● **What is asked**
Repeat the listing in full, word for word.

● **Task inputs**
______
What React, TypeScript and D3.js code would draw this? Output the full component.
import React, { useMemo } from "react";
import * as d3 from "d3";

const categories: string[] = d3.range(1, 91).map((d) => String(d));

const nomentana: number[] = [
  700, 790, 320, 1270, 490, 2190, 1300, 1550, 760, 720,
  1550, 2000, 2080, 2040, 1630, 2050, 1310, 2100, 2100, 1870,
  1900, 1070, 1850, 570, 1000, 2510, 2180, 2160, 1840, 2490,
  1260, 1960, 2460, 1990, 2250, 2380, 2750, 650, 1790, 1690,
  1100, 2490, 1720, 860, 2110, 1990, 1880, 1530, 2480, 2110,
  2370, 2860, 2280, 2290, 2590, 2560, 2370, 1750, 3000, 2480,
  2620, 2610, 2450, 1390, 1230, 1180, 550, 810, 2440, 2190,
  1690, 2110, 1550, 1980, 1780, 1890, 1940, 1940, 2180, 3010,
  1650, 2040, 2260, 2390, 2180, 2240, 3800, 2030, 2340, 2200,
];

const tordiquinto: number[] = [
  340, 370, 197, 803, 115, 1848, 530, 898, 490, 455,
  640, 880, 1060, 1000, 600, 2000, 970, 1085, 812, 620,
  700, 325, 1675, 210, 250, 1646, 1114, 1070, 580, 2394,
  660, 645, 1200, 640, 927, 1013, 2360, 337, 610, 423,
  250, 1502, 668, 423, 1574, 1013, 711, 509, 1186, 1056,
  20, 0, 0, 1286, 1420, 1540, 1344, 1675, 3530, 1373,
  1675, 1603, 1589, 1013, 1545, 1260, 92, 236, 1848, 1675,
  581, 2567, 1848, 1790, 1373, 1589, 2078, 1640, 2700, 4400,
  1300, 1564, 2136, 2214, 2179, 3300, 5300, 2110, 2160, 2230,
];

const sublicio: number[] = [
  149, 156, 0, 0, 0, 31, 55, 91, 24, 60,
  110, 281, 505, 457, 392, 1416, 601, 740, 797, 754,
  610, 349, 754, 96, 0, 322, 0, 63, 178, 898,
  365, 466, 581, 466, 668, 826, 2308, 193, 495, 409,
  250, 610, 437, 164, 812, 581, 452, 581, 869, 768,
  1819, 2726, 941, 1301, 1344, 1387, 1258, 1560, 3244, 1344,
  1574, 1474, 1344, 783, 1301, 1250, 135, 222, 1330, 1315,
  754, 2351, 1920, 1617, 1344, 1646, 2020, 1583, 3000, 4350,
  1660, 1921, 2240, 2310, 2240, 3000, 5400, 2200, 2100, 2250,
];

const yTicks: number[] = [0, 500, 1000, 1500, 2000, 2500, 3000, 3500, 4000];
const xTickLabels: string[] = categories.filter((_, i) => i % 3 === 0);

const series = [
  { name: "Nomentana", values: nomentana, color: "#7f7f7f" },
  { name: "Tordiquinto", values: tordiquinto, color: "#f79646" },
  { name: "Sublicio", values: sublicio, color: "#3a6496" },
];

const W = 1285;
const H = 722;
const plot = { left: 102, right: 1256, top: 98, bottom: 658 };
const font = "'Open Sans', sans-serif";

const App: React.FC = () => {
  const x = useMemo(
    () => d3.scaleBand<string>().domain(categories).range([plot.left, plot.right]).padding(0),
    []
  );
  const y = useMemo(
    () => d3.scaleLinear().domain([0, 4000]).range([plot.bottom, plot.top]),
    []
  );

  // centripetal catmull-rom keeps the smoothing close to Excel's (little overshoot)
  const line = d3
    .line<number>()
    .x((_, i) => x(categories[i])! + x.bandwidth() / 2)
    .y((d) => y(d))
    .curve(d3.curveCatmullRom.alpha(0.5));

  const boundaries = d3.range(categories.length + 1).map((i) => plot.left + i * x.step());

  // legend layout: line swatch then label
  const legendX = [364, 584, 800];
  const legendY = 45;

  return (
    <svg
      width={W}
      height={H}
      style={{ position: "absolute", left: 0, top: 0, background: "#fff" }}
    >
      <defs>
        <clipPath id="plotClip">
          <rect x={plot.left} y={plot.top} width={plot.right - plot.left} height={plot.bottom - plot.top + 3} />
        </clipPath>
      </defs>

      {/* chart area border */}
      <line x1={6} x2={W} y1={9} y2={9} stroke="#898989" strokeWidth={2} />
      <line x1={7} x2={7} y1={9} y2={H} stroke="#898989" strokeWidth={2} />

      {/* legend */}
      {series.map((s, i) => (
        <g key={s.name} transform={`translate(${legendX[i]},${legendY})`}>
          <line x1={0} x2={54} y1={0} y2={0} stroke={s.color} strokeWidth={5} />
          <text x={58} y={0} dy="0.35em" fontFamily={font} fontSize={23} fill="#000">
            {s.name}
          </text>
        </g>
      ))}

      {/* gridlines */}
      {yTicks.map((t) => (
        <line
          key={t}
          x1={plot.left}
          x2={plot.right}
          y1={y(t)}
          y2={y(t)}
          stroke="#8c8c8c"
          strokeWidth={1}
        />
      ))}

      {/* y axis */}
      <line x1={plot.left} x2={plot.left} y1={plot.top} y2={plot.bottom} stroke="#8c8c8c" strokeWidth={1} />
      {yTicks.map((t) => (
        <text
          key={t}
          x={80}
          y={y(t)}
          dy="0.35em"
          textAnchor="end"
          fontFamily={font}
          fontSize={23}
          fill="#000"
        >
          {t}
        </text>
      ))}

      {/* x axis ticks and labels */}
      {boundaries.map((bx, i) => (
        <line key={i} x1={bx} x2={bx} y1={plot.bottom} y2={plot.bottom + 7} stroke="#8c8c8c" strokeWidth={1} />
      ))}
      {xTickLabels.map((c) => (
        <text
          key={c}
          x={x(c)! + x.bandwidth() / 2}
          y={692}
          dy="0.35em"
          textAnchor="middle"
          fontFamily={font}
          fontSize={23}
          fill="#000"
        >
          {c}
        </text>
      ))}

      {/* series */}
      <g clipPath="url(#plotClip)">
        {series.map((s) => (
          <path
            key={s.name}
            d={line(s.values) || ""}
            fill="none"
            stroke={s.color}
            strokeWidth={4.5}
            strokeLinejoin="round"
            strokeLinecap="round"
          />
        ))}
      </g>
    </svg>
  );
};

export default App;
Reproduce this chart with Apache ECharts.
______
● **Worked answer**
What React, TypeScript and D3.js code would draw this? Output the full component.
import React, { useMemo } from "react";
import * as d3 from "d3";

const categories: string[] = d3.range(1, 91).map((d) => String(d));

const nomentana: number[] = [
  700, 790, 320, 1270, 490, 2190, 1300, 1550, 760, 720,
  1550, 2000, 2080, 2040, 1630, 2050, 1310, 2100, 2100, 1870,
  1900, 1070, 1850, 570, 1000, 2510, 2180, 2160, 1840, 2490,
  1260, 1960, 2460, 1990, 2250, 2380, 2750, 650, 1790, 1690,
  1100, 2490, 1720, 860, 2110, 1990, 1880, 1530, 2480, 2110,
  2370, 2860, 2280, 2290, 2590, 2560, 2370, 1750, 3000, 2480,
  2620, 2610, 2450, 1390, 1230, 1180, 550, 810, 2440, 2190,
  1690, 2110, 1550, 1980, 1780, 1890, 1940, 1940, 2180, 3010,
  1650, 2040, 2260, 2390, 2180, 2240, 3800, 2030, 2340, 2200,
];

const tordiquinto: number[] = [
  340, 370, 197, 803, 115, 1848, 530, 898, 490, 455,
  640, 880, 1060, 1000, 600, 2000, 970, 1085, 812, 620,
  700, 325, 1675, 210, 250, 1646, 1114, 1070, 580, 2394,
  660, 645, 1200, 640, 927, 1013, 2360, 337, 610, 423,
  250, 1502, 668, 423, 1574, 1013, 711, 509, 1186, 1056,
  20, 0, 0, 1286, 1420, 1540, 1344, 1675, 3530, 1373,
  1675, 1603, 1589, 1013, 1545, 1260, 92, 236, 1848, 1675,
  581, 2567, 1848, 1790, 1373, 1589, 2078, 1640, 2700, 4400,
  1300, 1564, 2136, 2214, 2179, 3300, 5300, 2110, 2160, 2230,
];

const sublicio: number[] = [
  149, 156, 0, 0, 0, 31, 55, 91, 24, 60,
  110, 281, 505, 457, 392, 1416, 601, 740, 797, 754,
  610, 349, 754, 96, 0, 322, 0, 63, 178, 898,
  365, 466, 581, 466, 668, 826, 2308, 193, 495, 409,
  250, 610, 437, 164, 812, 581, 452, 581, 869, 768,
  1819, 2726, 941, 1301, 1344, 1387, 1258, 1560, 3244, 1344,
  1574, 1474, 1344, 783, 1301, 1250, 135, 222, 1330, 1315,
  754, 2351, 1920, 1617, 1344, 1646, 2020, 1583, 3000, 4350,
  1660, 1921, 2240, 2310, 2240, 3000, 5400, 2200, 2100, 2250,
];

const yTicks: number[] = [0, 500, 1000, 1500, 2000, 2500, 3000, 3500, 4000];
const xTickLabels: string[] = categories.filter((_, i) => i % 3 === 0);

const series = [
  { name: "Nomentana", values: nomentana, color: "#7f7f7f" },
  { name: "Tordiquinto", values: tordiquinto, color: "#f79646" },
  { name: "Sublicio", values: sublicio, color: "#3a6496" },
];

const W = 1285;
const H = 722;
const plot = { left: 102, right: 1256, top: 98, bottom: 658 };
const font = "'Open Sans', sans-serif";

const App: React.FC = () => {
  const x = useMemo(
    () => d3.scaleBand<string>().domain(categories).range([plot.left, plot.right]).padding(0),
    []
  );
  const y = useMemo(
    () => d3.scaleLinear().domain([0, 4000]).range([plot.bottom, plot.top]),
    []
  );

  // centripetal catmull-rom keeps the smoothing close to Excel's (little overshoot)
  const line = d3
    .line<number>()
    .x((_, i) => x(categories[i])! + x.bandwidth() / 2)
    .y((d) => y(d))
    .curve(d3.curveCatmullRom.alpha(0.5));

  const boundaries = d3.range(categories.length + 1).map((i) => plot.left + i * x.step());

  // legend layout: line swatch then label
  const legendX = [364, 584, 800];
  const legendY = 45;

  return (
    <svg
      width={W}
      height={H}
      style={{ position: "absolute", left: 0, top: 0, background: "#fff" }}
    >
      <defs>
        <clipPath id="plotClip">
          <rect x={plot.left} y={plot.top} width={plot.right - plot.left} height={plot.bottom - plot.top + 3} />
        </clipPath>
      </defs>

      {/* chart area border */}
      <line x1={6} x2={W} y1={9} y2={9} stroke="#898989" strokeWidth={2} />
      <line x1={7} x2={7} y1={9} y2={H} stroke="#898989" strokeWidth={2} />

      {/* legend */}
      {series.map((s, i) => (
        <g key={s.name} transform={`translate(${legendX[i]},${legendY})`}>
          <line x1={0} x2={54} y1={0} y2={0} stroke={s.color} strokeWidth={5} />
          <text x={58} y={0} dy="0.35em" fontFamily={font} fontSize={23} fill="#000">
            {s.name}
          </text>
        </g>
      ))}

      {/* gridlines */}
      {yTicks.map((t) => (
        <line
          key={t}
          x1={plot.left}
          x2={plot.right}
          y1={y(t)}
          y2={y(t)}
          stroke="#8c8c8c"
          strokeWidth={1}
        />
      ))}

      {/* y axis */}
      <line x1={plot.left} x2={plot.left} y1={plot.top} y2={plot.bottom} stroke="#8c8c8c" strokeWidth={1} />
      {yTicks.map((t) => (
        <text
          key={t}
          x={80}
          y={y(t)}
          dy="0.35em"
          textAnchor="end"
          fontFamily={font}
          fontSize={23}
          fill="#000"
        >
          {t}
        </text>
      ))}

      {/* x axis ticks and labels */}
      {boundaries.map((bx, i) => (
        <line key={i} x1={bx} x2={bx} y1={plot.bottom} y2={plot.bottom + 7} stroke="#8c8c8c" strokeWidth={1} />
      ))}
      {xTickLabels.map((c) => (
        <text
          key={c}
          x={x(c)! + x.bandwidth() / 2}
          y={692}
          dy="0.35em"
          textAnchor="middle"
          fontFamily={font}
          fontSize={23}
          fill="#000"
        >
          {c}
        </text>
      ))}

      {/* series */}
      <g clipPath="url(#plotClip)">
        {series.map((s) => (
          <path
            key={s.name}
            d={line(s.values) || ""}
            fill="none"
            stroke={s.color}
            strokeWidth={4.5}
            strokeLinejoin="round"
            strokeLinecap="round"
          />
        ))}
      </g>
    </svg>
  );
};

export default App;
Reproduce this chart with Apache ECharts.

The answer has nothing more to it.